Con il Manifesto del 1909, pubblicato sul parigino Le Figaro, Filippo Tommaso Marinetti lanciava alla grande il suo movimento futurista, che nel 1912 si arricchiva del Manifesto tecnico della letteratura futurista, con il quale proclamava una radicale e polemica rivoluzione della lingua italiana, all’insegna del paroliberismo, per ottenere una nuova letteratura, liberata da tutte le regole, anche da quelle della grammatica, dell’ortografia e della punteggiatura: «La letteratura esaltò fino ad oggi l’immobilità pensosa, l’estasi ed il sonno.

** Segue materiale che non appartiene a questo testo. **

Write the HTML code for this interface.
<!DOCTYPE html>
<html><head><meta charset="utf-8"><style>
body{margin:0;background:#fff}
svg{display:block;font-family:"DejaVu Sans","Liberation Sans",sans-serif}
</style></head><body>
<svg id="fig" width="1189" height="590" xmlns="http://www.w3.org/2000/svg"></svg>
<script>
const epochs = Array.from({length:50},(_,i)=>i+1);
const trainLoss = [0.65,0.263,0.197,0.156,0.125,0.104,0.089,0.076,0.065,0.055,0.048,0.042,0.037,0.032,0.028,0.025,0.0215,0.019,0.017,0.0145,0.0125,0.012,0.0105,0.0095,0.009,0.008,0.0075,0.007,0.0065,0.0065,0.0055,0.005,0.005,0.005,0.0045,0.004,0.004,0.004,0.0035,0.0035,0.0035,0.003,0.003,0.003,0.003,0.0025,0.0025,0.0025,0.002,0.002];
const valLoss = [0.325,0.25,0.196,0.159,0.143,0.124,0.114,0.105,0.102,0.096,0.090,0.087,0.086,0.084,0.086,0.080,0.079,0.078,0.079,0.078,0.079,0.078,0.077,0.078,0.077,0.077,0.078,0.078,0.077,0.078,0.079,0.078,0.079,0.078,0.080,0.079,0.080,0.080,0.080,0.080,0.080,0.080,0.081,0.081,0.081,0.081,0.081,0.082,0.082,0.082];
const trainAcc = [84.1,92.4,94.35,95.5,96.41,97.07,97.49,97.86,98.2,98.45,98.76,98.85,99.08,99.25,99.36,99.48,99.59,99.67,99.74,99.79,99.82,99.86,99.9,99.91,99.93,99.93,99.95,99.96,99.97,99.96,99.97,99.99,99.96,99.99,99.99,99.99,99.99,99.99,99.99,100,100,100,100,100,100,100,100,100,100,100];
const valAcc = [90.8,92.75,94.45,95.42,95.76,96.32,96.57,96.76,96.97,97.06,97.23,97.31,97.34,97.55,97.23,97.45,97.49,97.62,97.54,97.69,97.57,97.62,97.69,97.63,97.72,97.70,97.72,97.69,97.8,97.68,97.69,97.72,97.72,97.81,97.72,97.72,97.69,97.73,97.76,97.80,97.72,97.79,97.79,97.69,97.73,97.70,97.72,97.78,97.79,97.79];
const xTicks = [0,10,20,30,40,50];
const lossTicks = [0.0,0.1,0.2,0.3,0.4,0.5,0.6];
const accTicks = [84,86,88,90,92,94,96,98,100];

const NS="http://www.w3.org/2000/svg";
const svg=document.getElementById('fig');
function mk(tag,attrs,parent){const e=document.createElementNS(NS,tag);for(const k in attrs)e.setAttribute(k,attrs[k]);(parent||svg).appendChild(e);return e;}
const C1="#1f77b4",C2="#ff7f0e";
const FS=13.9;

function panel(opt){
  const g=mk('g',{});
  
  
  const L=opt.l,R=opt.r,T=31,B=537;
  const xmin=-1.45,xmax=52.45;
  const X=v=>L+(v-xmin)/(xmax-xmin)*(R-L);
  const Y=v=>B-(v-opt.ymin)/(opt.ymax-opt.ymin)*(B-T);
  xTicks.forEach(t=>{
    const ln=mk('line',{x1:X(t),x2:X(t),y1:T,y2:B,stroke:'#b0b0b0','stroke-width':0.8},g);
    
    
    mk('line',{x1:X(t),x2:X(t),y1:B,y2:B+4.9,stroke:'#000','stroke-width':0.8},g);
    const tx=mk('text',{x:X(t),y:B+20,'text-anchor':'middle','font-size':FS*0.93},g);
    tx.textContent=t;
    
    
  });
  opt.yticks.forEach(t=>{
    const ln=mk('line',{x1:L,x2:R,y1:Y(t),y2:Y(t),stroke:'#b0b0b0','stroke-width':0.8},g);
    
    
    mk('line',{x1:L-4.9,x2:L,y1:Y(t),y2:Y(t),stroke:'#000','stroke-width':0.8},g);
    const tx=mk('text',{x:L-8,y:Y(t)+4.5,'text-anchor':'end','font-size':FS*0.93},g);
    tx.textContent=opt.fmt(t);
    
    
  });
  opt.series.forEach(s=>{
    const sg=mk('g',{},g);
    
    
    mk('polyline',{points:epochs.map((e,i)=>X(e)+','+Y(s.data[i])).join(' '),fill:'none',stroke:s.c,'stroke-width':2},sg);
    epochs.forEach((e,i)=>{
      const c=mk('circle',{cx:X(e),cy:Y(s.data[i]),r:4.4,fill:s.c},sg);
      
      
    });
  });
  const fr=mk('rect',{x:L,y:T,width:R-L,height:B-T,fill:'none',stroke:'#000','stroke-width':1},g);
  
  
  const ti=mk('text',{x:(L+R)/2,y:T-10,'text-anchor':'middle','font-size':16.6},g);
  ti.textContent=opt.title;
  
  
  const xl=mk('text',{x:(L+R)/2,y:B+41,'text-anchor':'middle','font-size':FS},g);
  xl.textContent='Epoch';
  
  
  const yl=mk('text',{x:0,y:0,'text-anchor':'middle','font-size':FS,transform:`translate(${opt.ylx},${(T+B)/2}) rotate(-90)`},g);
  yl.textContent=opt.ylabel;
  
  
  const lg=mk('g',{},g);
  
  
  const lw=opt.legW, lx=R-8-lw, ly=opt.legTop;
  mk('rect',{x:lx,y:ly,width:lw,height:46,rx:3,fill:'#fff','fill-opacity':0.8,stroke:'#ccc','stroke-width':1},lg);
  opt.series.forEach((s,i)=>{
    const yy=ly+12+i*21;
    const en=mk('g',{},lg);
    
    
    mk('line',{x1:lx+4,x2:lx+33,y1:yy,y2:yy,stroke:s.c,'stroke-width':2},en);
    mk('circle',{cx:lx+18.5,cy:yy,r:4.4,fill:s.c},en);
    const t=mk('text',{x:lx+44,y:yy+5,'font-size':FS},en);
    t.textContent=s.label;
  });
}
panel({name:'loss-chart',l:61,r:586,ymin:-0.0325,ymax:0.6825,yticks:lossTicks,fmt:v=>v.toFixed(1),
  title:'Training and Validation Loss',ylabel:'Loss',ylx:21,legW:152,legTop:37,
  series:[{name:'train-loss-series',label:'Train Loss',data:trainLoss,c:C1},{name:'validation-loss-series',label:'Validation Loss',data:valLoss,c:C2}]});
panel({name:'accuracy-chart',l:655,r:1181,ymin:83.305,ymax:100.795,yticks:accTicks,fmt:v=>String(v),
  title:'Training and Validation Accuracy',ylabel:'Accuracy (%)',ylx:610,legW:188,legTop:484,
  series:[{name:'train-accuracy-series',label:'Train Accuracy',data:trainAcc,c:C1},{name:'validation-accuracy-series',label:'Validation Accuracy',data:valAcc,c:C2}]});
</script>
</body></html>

Noi vogliamo esaltare il movimento aggressivo, l’insonnia febbrile, il passo di corsa, il salto mortale, lo schiaffo ed il pugno».
Una furia anti-passatista, quella di Marinetti, che, come voleva distrutti i musei, le biblioteche e le accademie, allo stesso modo puntava in letteratura alla rottura degli schemi metrici e strutturali, alle parolibere ed all’eliminazione della vecchia divisione fra prosa e poesia, per ottenere il continuum del poema in prosa. Scontrandosi ovviamente con chi invece della letteratura aveva ben altra idea, come il vate Gabriele D’Annunzio, con il quale i rapporti non possono che essere ambigui: in pubblico, pacche sulle spalle e, platealmente, D’Annunzio porterà un mazzo di rose rosse a Marinetti, ferito a una coscia da una granata austriaca, ma, come ben sottolinea Silverio Novelli: “Chi domina nell’orto delle lettere italiche ha parole di sprezzo verso i parvenu dell’anti-cultura. Ai propri amici, il vate D’Annunzio confida che Marinetti è «una nullità tonante», «un cretino fosforescente», meglio ancora: «un cretino con qualche lampo d’imbecillità». Marinetti ai suoi dice che D’Annunzio, «noioso e anacronistico», è la «Montecarlo di tutte le letterature». A ben vedere, l’irritazione di D’Annunzio, prima donna nella vita mondana e sostenitore del binomio arte-vita, è motivata, perché Marinetti è un agitatore artistico di grandi capacità, chiama luce su di sé, oscura gli altri. La raffica di manifesti teorici, le pubbliche serate di letture ed animazione (anche rissose), le prime opere dei futuristi (fondamentale la prima antologia, I poeti futuristi, del 1912) disordinano il paesaggio delle patrie lettere (e delle arti) e hanno notevole eco, raccogliendo adepti e simpatie in tutt’Europa, specialmente in Francia”.
Ma alla fine, del Futurismo, che cos’è restato? Per Maria Luisa Altieri Biagi: «ha contribuito a snellire la nostra sintassi, a semplificare la nostra morfologia, a rinnovare, attraverso procedimenti analogici, il nostro lessico» e certamente di quell’esperienza molto c’è ancora nella nostra lingua, soprattutto nel campo pubblicitario e nel mondo dei fumetti, e, anche se Marcello Durante drastico ed ironico affermava che il Futurismo «non ha influenzato la lingua comune [ma] potrebbe essere […] l’idioma del Tremila», per Giuliana Rotondi è invece alla base della nostra comunicazione di massa.
Certamente, però, come acutamente ha notato Pier Vincenzo Mengaldo: «l’unico seguace di Marinetti fu appunto Marinetti», e per Silverio Novelli il Futurismo fu: “traditore di sé stesso nella propria prassi”, perché “i diktat teorici marinettiani sono accolti solo in parte: sì al simultaneismo, sì all’assenza di punteggiatura, sì alla sintassi nominale, sì a certe analogie sorprendenti; no, viceversa, all’eliminazione degli aggettivi qualificativi, no alla scomparsa delle similitudini, introdotte perfino dal tradizionale come (in luogo dei sintetici doppi analogici, del tipo donna-golfo, donna-risacca), no alla scomparsa dell’io, no alla sostituzione del verso libero con le parole in libertà”. Insomma, anche nei migliori degli autori che si dichiararono futuristi, come Ardengo Soffici o Aldo Palazzeschi, “l’immaginazione si riprende certi fili che la teoria e la prassi marinettiana avevano reciso” ed una nuova grammatica unitaria il futurismo non la fonda.